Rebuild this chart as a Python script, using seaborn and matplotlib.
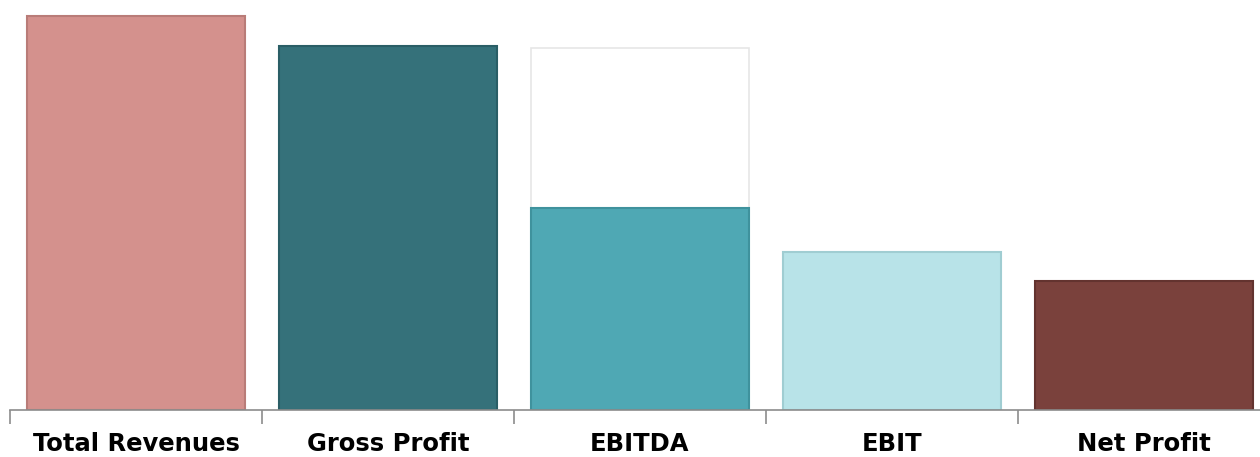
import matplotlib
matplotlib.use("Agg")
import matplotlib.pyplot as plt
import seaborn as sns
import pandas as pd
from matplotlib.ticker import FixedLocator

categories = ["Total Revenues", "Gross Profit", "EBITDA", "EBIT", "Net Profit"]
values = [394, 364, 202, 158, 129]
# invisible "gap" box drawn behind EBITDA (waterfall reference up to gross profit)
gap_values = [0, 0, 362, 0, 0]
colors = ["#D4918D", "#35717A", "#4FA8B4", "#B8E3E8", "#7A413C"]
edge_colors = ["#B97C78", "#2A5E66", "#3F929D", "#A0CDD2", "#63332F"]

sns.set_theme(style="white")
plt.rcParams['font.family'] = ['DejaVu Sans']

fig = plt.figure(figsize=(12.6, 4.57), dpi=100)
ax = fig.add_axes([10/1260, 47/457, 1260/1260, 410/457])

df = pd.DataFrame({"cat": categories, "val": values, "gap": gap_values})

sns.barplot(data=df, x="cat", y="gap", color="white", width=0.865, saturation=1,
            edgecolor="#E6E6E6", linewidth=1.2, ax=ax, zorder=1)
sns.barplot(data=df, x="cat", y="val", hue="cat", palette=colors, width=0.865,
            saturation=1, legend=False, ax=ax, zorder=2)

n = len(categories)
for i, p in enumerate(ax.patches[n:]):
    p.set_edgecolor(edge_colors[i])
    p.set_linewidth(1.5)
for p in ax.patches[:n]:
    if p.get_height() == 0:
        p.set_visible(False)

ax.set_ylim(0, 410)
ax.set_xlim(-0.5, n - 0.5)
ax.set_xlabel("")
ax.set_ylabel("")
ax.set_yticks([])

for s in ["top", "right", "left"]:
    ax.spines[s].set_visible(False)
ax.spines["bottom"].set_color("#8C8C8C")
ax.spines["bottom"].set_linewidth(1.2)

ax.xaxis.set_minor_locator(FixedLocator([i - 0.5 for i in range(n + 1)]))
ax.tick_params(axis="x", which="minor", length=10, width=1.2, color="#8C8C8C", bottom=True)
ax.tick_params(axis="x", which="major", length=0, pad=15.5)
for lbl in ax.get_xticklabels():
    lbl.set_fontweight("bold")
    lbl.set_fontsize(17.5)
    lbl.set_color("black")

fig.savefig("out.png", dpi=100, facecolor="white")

-.-.-

■ INSTRUCTIONS TO FOLLOW ■
Repeat the data exactly, without the pictures.

■ ANSWER BELOW ■
Rebuild this chart as a Python script, using seaborn and matplotlib.
import matplotlib
matplotlib.use("Agg")
import matplotlib.pyplot as plt
import seaborn as sns
import pandas as pd
from matplotlib.ticker import FixedLocator

categories = ["Total Revenues", "Gross Profit", "EBITDA", "EBIT", "Net Profit"]
values = [394, 364, 202, 158, 129]
# invisible "gap" box drawn behind EBITDA (waterfall reference up to gross profit)
gap_values = [0, 0, 362, 0, 0]
colors = ["#D4918D", "#35717A", "#4FA8B4", "#B8E3E8", "#7A413C"]
edge_colors = ["#B97C78", "#2A5E66", "#3F929D", "#A0CDD2", "#63332F"]

sns.set_theme(style="white")
plt.rcParams['font.family'] = ['DejaVu Sans']

fig = plt.figure(figsize=(12.6, 4.57), dpi=100)
ax = fig.add_axes([10/1260, 47/457, 1260/1260, 410/457])

df = pd.DataFrame({"cat": categories, "val": values, "gap": gap_values})

sns.barplot(data=df, x="cat", y="gap", color="white", width=0.865, saturation=1,
            edgecolor="#E6E6E6", linewidth=1.2, ax=ax, zorder=1)
sns.barplot(data=df, x="cat", y="val", hue="cat", palette=colors, width=0.865,
            saturation=1, legend=False, ax=ax, zorder=2)

n = len(categories)
for i, p in enumerate(ax.patches[n:]):
    p.set_edgecolor(edge_colors[i])
    p.set_linewidth(1.5)
for p in ax.patches[:n]:
    if p.get_height() == 0:
        p.set_visible(False)

ax.set_ylim(0, 410)
ax.set_xlim(-0.5, n - 0.5)
ax.set_xlabel("")
ax.set_ylabel("")
ax.set_yticks([])

for s in ["top", "right", "left"]:
    ax.spines[s].set_visible(False)
ax.spines["bottom"].set_color("#8C8C8C")
ax.spines["bottom"].set_linewidth(1.2)

ax.xaxis.set_minor_locator(FixedLocator([i - 0.5 for i in range(n + 1)]))
ax.tick_params(axis="x", which="minor", length=10, width=1.2, color="#8C8C8C", bottom=True)
ax.tick_params(axis="x", which="major", length=0, pad=15.5)
for lbl in ax.get_xticklabels():
    lbl.set_fontweight("bold")
    lbl.set_fontsize(17.5)
    lbl.set_color("black")

fig.savefig("out.png", dpi=100, facecolor="white")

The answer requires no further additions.